Fire victim Ed Meyer told the Malibu Surfside News in an emaiI, "I plan to file a civil suit seeking a like amount of money $99.2 million next week, now that it has come out who is responsible for the danger that SCE and the other companies exposed myself, my wife and my children, too. I think that a class-action suit is also in order here."
In the filing last week, the state watch dog agency accused Edison, NextG Networks of California, Sprint, AT&T Mobile and Verizon Wireless of each committing multiple safety violations.
In further comment, Edison said. "SCE believes the recommended penalties are not supported by the evidence and are excessive."
The companies are accused of utilizing poles that were allegedly overloaded by equipment and wires and were unsafe when Santa Ana winds blew them down and caused the fire.
In addition to burning homes, the Canyon Fire destroyed the Malibu Presbyterian Church, the "Malibu Castle," and damaged Webster Elementary and Our Lady of Malibu schools .

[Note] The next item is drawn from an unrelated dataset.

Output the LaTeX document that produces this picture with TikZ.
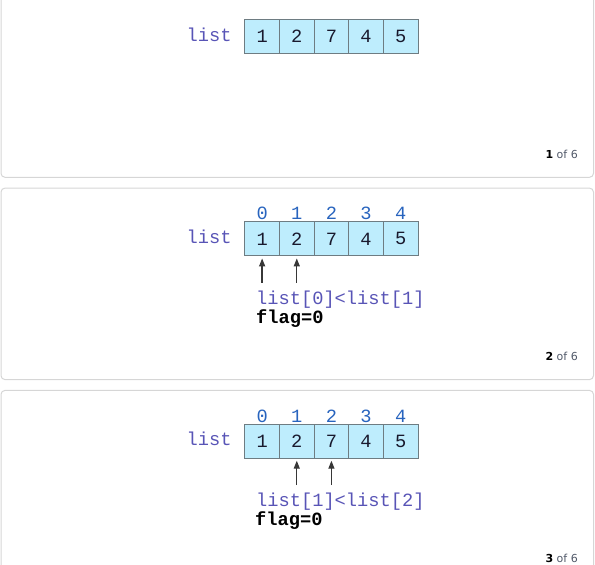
\documentclass[tikz,border=0pt]{standalone}
\usepackage{fontspec}
\setmainfont{DejaVu Sans}
\newfontfamily\monof{Liberation Mono}
\usetikzlibrary{arrows.meta}
\definecolor{panelline}{RGB}{214,214,214}
\definecolor{cellfill}{RGB}{190,237,253}
\definecolor{cellline}{RGB}{110,124,130}
\definecolor{celltext}{RGB}{25,25,45}
\definecolor{listcol}{RGB}{88,84,182}
\definecolor{idxcol}{RGB}{40,100,190}
\definecolor{ptrcol}{RGB}{55,55,55}
\definecolor{pagecol}{RGB}{80,88,104}
\tikzset{
  panel/.style={draw=panelline, line width=1pt, rounded corners=4pt},
  cellbox/.style={draw=cellline, fill=cellfill, line width=1pt, minimum width=34.65pt,
    minimum height=34pt, inner sep=0pt, anchor=north west, text=celltext,
    font=\monof\fontsize{18.7}{22}\selectfont},
  idx/.style={anchor=base, inner sep=0pt, text=idxcol, font=\monof\fontsize{18.7}{22}\selectfont},
  lbl/.style={anchor=base west, inner sep=0pt, text=listcol, font=\monof\fontsize{18.7}{22}\selectfont},
  codetxt/.style={anchor=base west, inner sep=0pt, text=listcol, font=\monof\fontsize{18.7}{22}\selectfont},
  flagtxt/.style={anchor=base west, inner sep=0pt, text=black, font=\monof\bfseries\fontsize{18.7}{22}\selectfont},
  pagelbl/.style={anchor=base east, inner sep=0pt, text=pagecol, font=\fontsize{11}{13}\selectfont},
  ptr/.style={-{Triangle[length=8pt,width=6pt]}, line width=1.3pt, draw=ptrcol, shorten >=2pt}
}
\begin{document}
\begin{tikzpicture}[x=1pt,y=-1pt]
\useasboundingbox (0,0) rectangle (595,565);
\clip (0,0) rectangle (595,565);
\foreach \k/\T in {1/-14.2, 2/188.1, 3/390.4} {
  \draw[panel] (1,\T) rectangle (593.5,\T+191.5);
  \node[lbl] (p\k list) at (186.5,\T+55.2) {list};
  \foreach \v [count=\i from 0] in {1,2,7,4,5}
    \node[cellbox] (p\k c\i) at (244.3+34.65*\i,\T+33.3) {\v};
  \node[pagelbl] (p\k page) at (578,\T+172.2) {\textcolor{black}{\textbf{\k}} of 6};
}
% panel 2
\foreach \i in {0,...,4}
  \node[idx] (p2i\i) at ([yshift=1.5pt]p2c\i.north) {\i};
\coordinate (p2a0) at ([yshift=-26.5pt]p2c0.south);
\coordinate (p2a1) at ([yshift=-26.5pt]p2c1.south);
\draw[ptr] (p2a0) -- (p2c0.south);
\draw[ptr] (p2a1) -- (p2c1.south);
\node[codetxt] (p2cmp) at (256,304.5) {list[0]<list[1]};
\node[flagtxt] (p2flag) at (256,323.5) {flag=0};
% panel 3
\foreach \i in {0,...,4}
  \node[idx] (p3i\i) at ([yshift=1.5pt]p3c\i.north) {\i};
\coordinate (p3a1) at ([yshift=-26.5pt]p3c1.south);
\coordinate (p3a2) at ([yshift=-26.5pt]p3c2.south);
\draw[ptr] (p3a1) -- (p3c1.south);
\draw[ptr] (p3a2) -- (p3c2.south);
\node[codetxt] (p3cmp) at (256,506.8) {list[1]<list[2]};
\node[flagtxt] (p3flag) at (255,525.8) {flag=0};
\end{tikzpicture}
\end{document}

Bartlett said, in the statement, "SCE is particularly disappointed in allegations in division staff's testimony from earlier this year that the utility misled the commission during the course of this investigation. SCE believes it has at all times complied with its obligations and will continue to vigorously defend itself in this proceeding."
One report indicates the poles, according to SCE's estimate, were subjected to winds in Malibu Canyon that night which were 114 miles per hour—above the 92 mph design standard specified by the PUC.
The SCE statement concluded, "Public safety is a matter of utmost importance to SCE as is its reputation for complying with its obligations as a regulated utility. The company takes allegations of this nature very seriously."
Meyer added he had more questions than answers, "Is there a provision in this to force them to put the lines underground? Will they be forced to deal with high tension wires that travel over Decker hill and down into Malibu Canyon?"
Some council members said they hoped more than hearings could come to Malibu, saying they hoped the money, if settled, could be also sent down to Malibu to replace the poles.